-- BEGIN RECORDED INFORMATION --

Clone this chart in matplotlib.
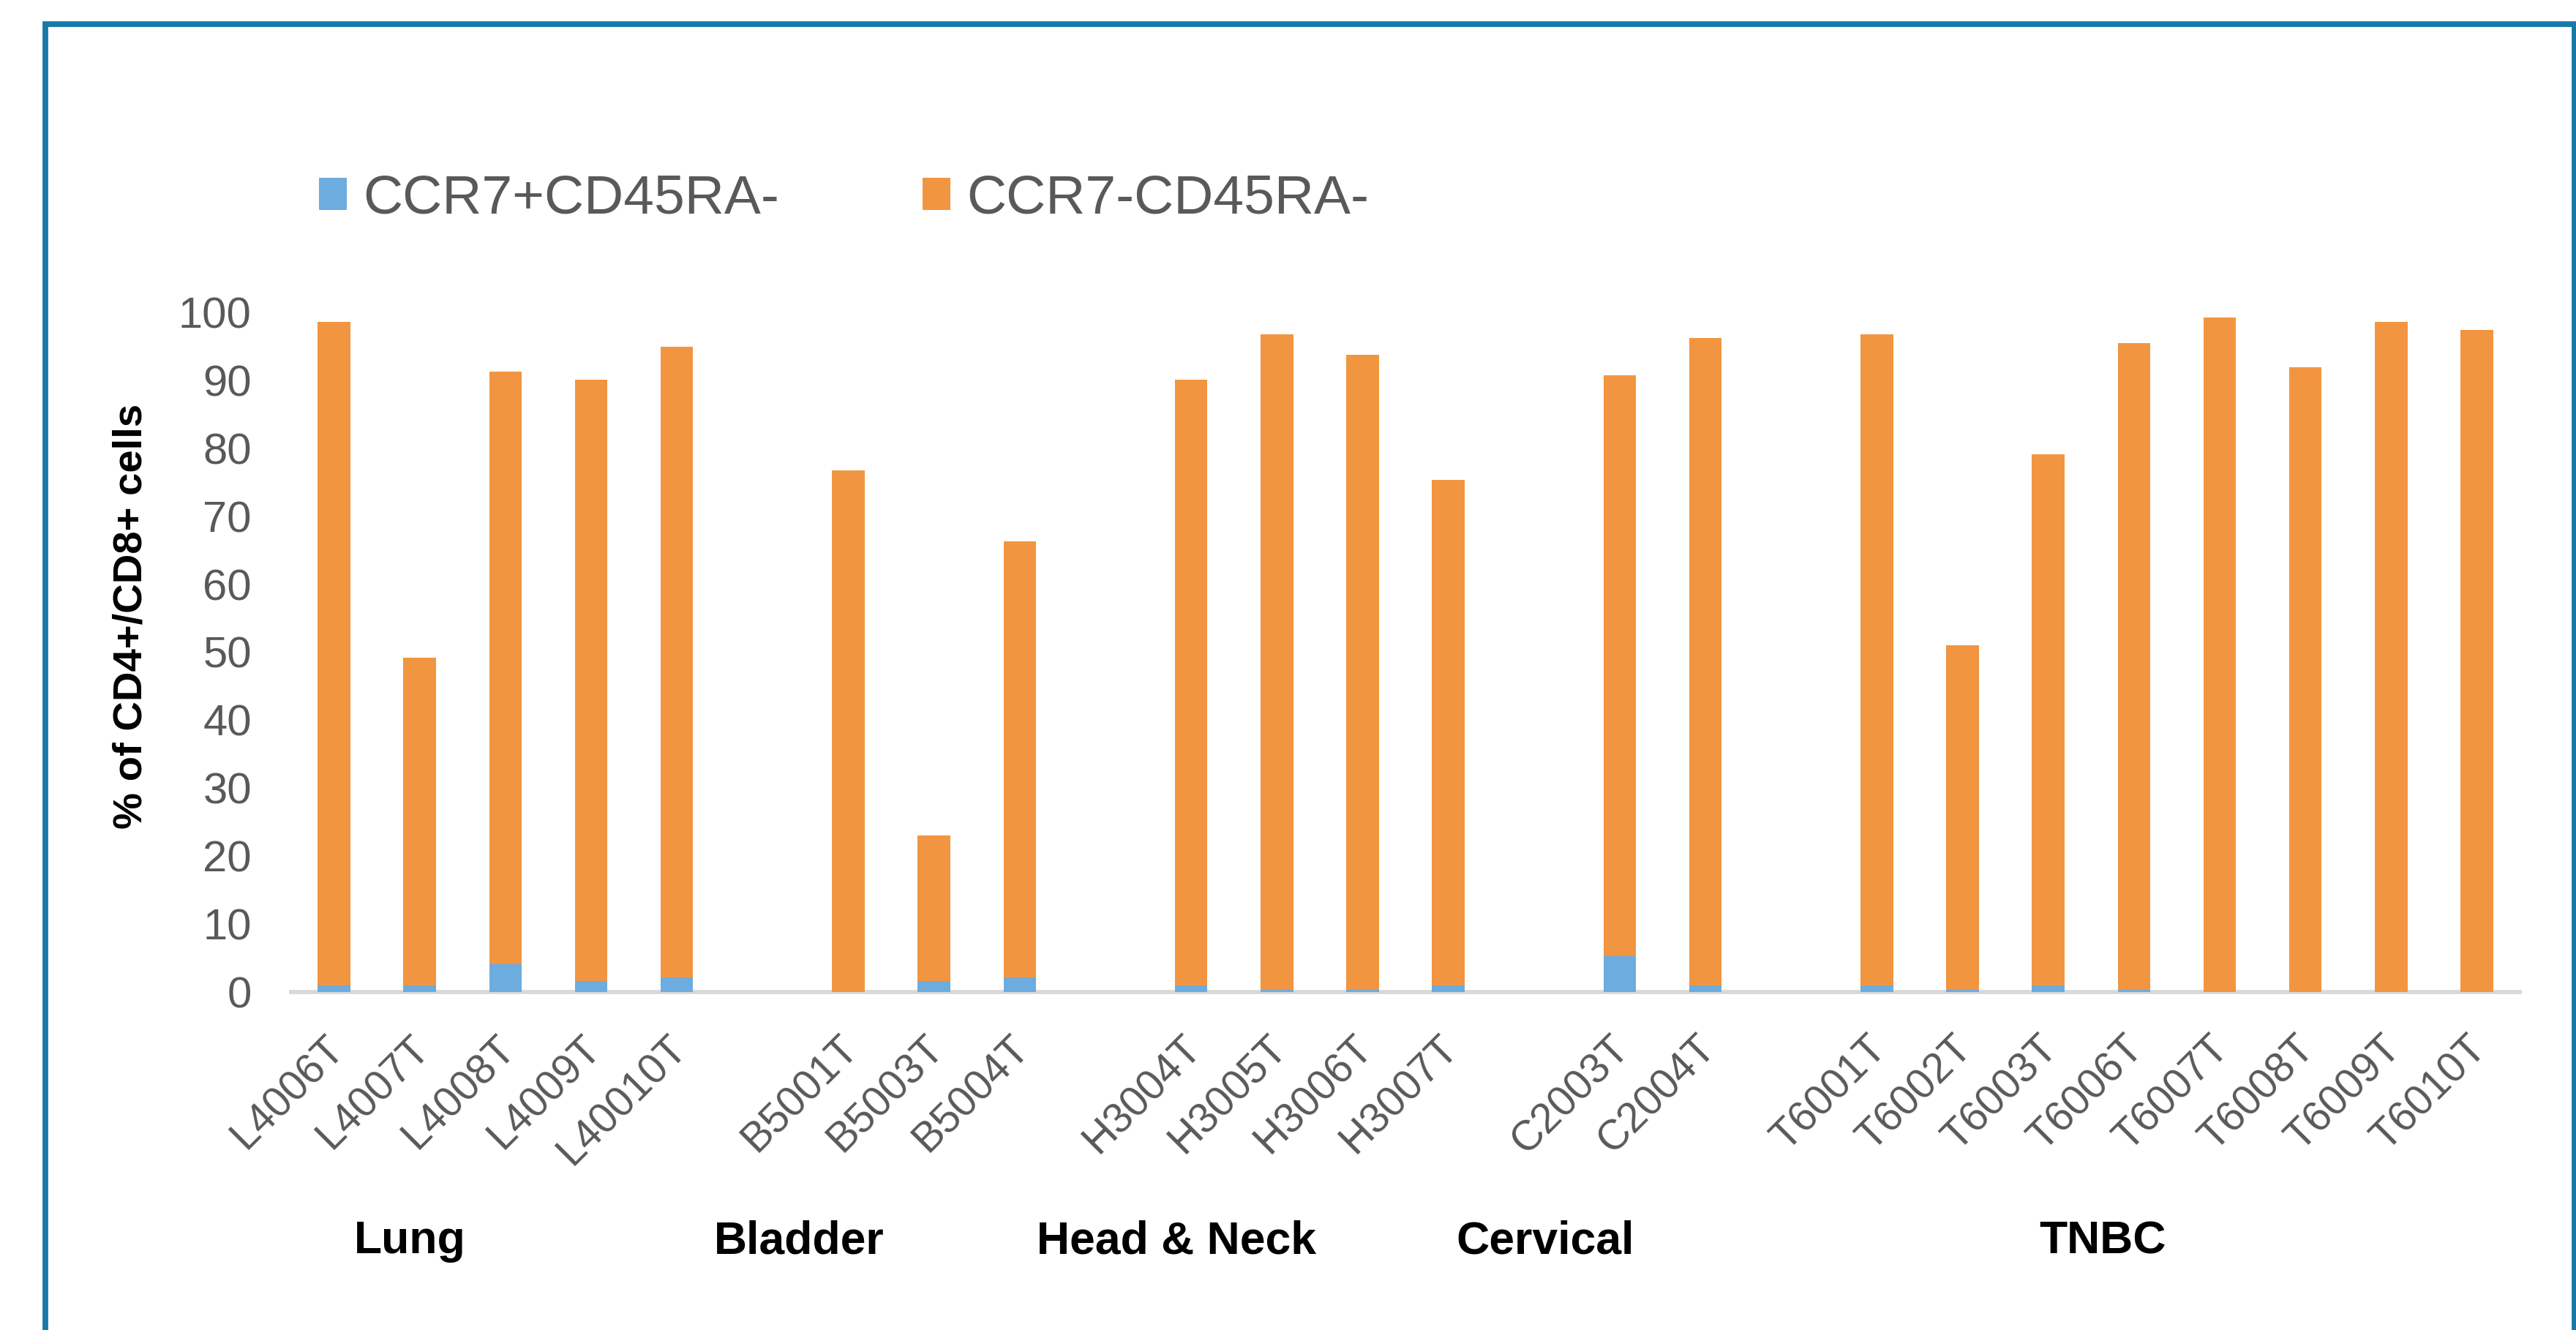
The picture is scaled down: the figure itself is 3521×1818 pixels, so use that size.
import matplotlib
matplotlib.use("Agg")
import matplotlib.pyplot as plt
from matplotlib.patches import Rectangle
import matplotlib.transforms as mtransforms

plt.rcParams['font.family'] = ['Liberation Sans', 'DejaVu Sans']

# ---- data ----
groups = ["Lung", "Bladder", "Head & Neck", "Cervical", "TNBC"]
group_sizes = [5, 3, 4, 2, 8]
samples = ["L4006T", "L4007T", "L4008T", "L4009T", "L40010T",
           "B5001T", "B5003T", "B5004T",
           "H3004T", "H3005T", "H3006T", "H3007T",
           "C2003T", "C2004T",
           "T6001T", "T6002T", "T6003T", "T6006T", "T6007T", "T6008T", "T6009T", "T6010T"]
ccr7pos = [1.0, 1.0, 4.1, 1.6, 2.2,
           0.05, 1.6, 2.2,
           1.0, 0.35, 0.35, 1.0,
           5.3, 1.0,
           1.0, 0.35, 1.0, 0.35, 0.05, 0.05, 0.05, 0.05]
ccr7neg = [97.6, 48.2, 87.2, 88.5, 92.7,
           76.65, 21.4, 64.1,
           89.1, 96.45, 93.4, 74.4,
           85.4, 95.2,
           95.8, 50.65, 78.1, 95.15, 99.15, 91.85, 98.55, 97.35]
yticks = [0, 10, 20, 30, 40, 50, 60, 70, 80, 90, 100]

BLUE = '#6DACDE'
ORANGE = '#F29540'
GREY = '#595959'

W, H = 3521, 1818
fig = plt.figure(figsize=(W / 100, H / 100), dpi=100)

# positions: one empty slot between groups
positions = []
slot = 0
for gs in group_sizes:
    for _ in range(gs):
        positions.append(slot)
        slot += 1
    slot += 1
nslots = slot - 1

ax = fig.add_axes([398 / W, (H - 1356) / H, (3444 - 398) / W, 929 / H])
ax.bar(positions, ccr7pos, width=0.38, color=BLUE, label="CCR7+CD45RA-", zorder=2)
ax.bar(positions, ccr7neg, width=0.38, bottom=ccr7pos, color=ORANGE, label="CCR7-CD45RA-", zorder=2)

ax.set_xlim(-0.5, nslots - 0.5)
ax.set_ylim(0, 100)
for s in ['top', 'right', 'left']:
    ax.spines[s].set_visible(False)
ax.spines['bottom'].set_color('#D9D9D9')
ax.spines['bottom'].set_linewidth(4.2)
ax.spines['bottom'].set_zorder(1)

ax.set_yticks(yticks)
ax.set_yticklabels([str(v) for v in yticks], fontsize=43, color=GREY)
ax.tick_params(axis='y', length=0, pad=39)

ax.set_xticks(positions)
ax.set_xticklabels(samples, fontsize=41, color=GREY)
ax.tick_params(axis='x', length=0, pad=36)
offset = mtransforms.ScaledTranslation(-14 / 100, 0, fig.dpi_scale_trans)
for lab in ax.get_xticklabels():
    lab.set_rotation(45)
    lab.set_ha('right')
    lab.set_va('top')
    lab.set_rotation_mode('anchor')
    lab.set_transform(lab.get_transform() + offset)

# y label
fig.text(180 / W, (H - 842) / H, "% of CD4+/CD8+ cells", rotation=90,
         ha='center', va='center', fontsize=40.5, fontweight='bold', color='black')

# legend
leg = fig.legend(loc='center left', bbox_to_anchor=(436 / W, (H - 272) / H),
                 ncol=2, frameon=False, fontsize=54, borderpad=0,
                 handlelength=0.51, handleheight=0.52, handletextpad=0.3,
                 columnspacing=2.6, borderaxespad=0)
for t in leg.get_texts():
    t.set_color(GREY)

# group labels
group_x = [560, 1092, 1608, 2112, 2874]
for g, gx in zip(groups, group_x):
    fig.text(gx / W, (H - 1713) / H, g, ha='center', va='baseline',
             fontsize=45, fontweight='bold', color='black')

# border
border = Rectangle((62 / W, -0.2), (3519 - 62) / W, (H - 32.5) / H + 0.2,
                   transform=fig.transFigure, fill=False, edgecolor='#1779AA',
                   linewidth=5.6, zorder=10)
fig.patches.append(border)

fig.savefig("out.png", dpi=100)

-- END RECORDED INFORMATION --

● **AIM OF THE TASK**
Output, from the data above, the lines from the line with "The picture is" to the line with "plt.rcParams['font.family'] = ['Liberation" exactly as they stand, both ends included and nothing else.

● **COMPLETE OUTPUT**
The picture is scaled down: the figure itself is 3521×1818 pixels, so use that size.
import matplotlib
matplotlib.use("Agg")
import matplotlib.pyplot as plt
from matplotlib.patches import Rectangle
import matplotlib.transforms as mtransforms

plt.rcParams['font.family'] = ['Liberation Sans', 'DejaVu Sans']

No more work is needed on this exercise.